You can’t separate these if you rely on __eq__. But if you define your own method you can target just the contexts you care about and not “corrupt” other contexts.

The fact that you want your objects to behave as equal to tuples in one context (explicit == comparison) but not in another (a set should be able to contain one of each) suggests to me that perhaps relying on __eq__ isn’t the best choice. A custom method may be more clear.

1 Like

If your __eq__ can return True without considering the value of the third attribute then that attribute should not affect the hash:

def __hash__(self):
    return hash((self._a, self._b))

I recommend not defining __eq__ the way that you have though. It is confusing and not useful to have completely different kinds of objects (MyObj and list/tuple) compare equal with == when they don’t have any of the same attributes, methods and behaviour.

Then they should not compare equal with ==.

1 Like

Except that this is by coincidence.
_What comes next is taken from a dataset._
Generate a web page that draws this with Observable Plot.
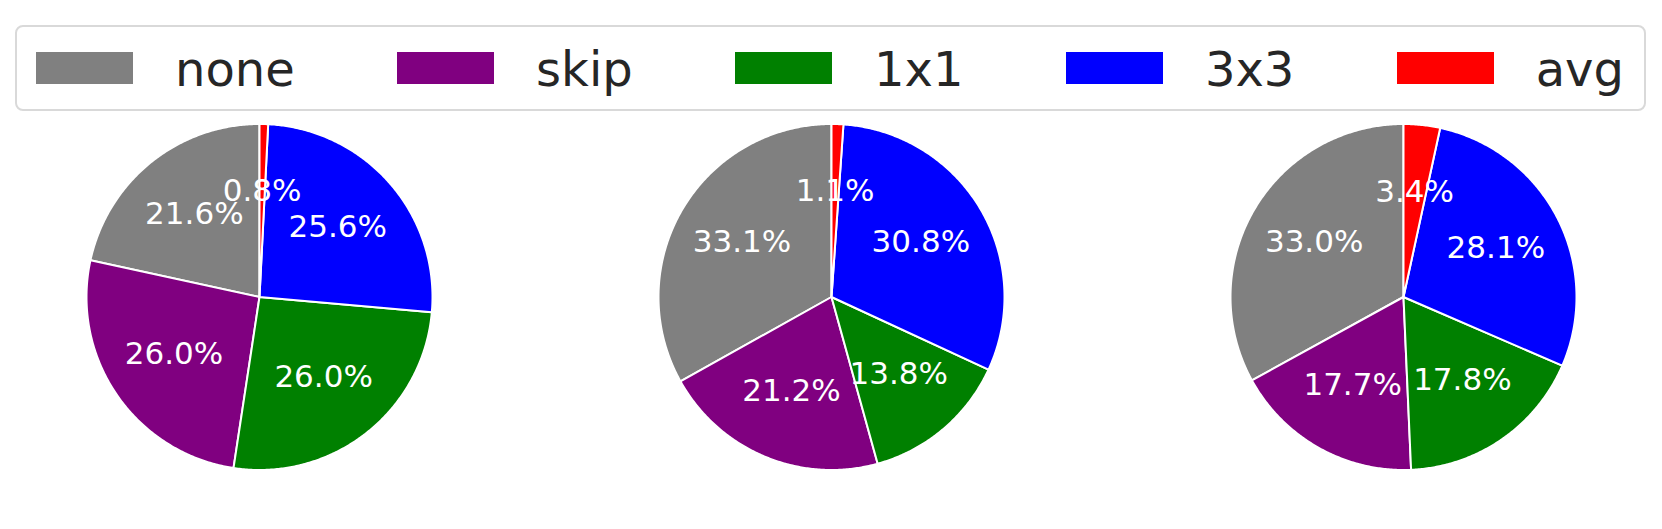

You’re seeing a length of 2 because the two objects landed into different buckets. If, however, they had happened to land in the same bucket, they would have been checked for equality, and one of them would be suppressed. This will lead to EXTREMELY bizarre bugs where the set contains both items if you only have those two, but if you add precisely N other items first (for some value of N), the MyObj will be dropped from the set. Mismatching hash and eq results in weird, data-dependent issues.

This is a problem, then.

The way sets and dictionaries work, very roughly speaking, is:

  1. Take the object’s hash
  2. Divide that by some bucket count and look at the remainder. That tells you which bucket the thing goes into.
  3. See if anything in that bucket is equal to the thing.

So if you have different hashes for things that compare equal, they will only be checked if they HAPPEN to land in the same bucket, purely by coincidence. You don’t control the bucket count, so it might vary based on other (unrelated) actions in the set/dict.

I second this recommendation. This completely bypasses the issues of non-transitive equality and broken hashing. Your objects would compare equal only to other objects of the same type, but can be considered “loosely equal” or “equivalent” to whatever others you like.

1 Like

At least in CPython the hash is stored as well and the implementation will compare the hashes before calling __eq__ so even if they hit the same bucket if the hashes are different they will be considered different:

However the full hash is not stored and only a fixed size integer derived from that hash is used so it is possible that __hash__ returns different integers but the implementation stores the same value for them. I don’t think any of this is “guaranteed behaviour” though.

Thank you all for your valuable input - I think I gained a deeper understanding thanks to your answers. I’ll also keep a dedicated equal function in mind.

However since I want to keep the equality implementation for different reasons (for now) I’ll set __hash__ = None .

Thank you all for your help!

Yeah, there’s a lot that is very much implementation-defined. For another example, the way that a tuple calculates its hash could change at any time, so the “include the class in the hash” trick might in a future version happen to not actually make the hash any different, or only different in the high bits, or something.

This is why I try to avoid using any sort of empirical evidence for arguments about hashing, instead preferring to stick to the actual definitions. Much easier to reason about hashes than to get reliable experimental data.

That’s fine. The nontransitive equality may cause some confusion, but it’s not going to cause bizarre behaviour if the objects aren’t hashable. I think this is a good solution.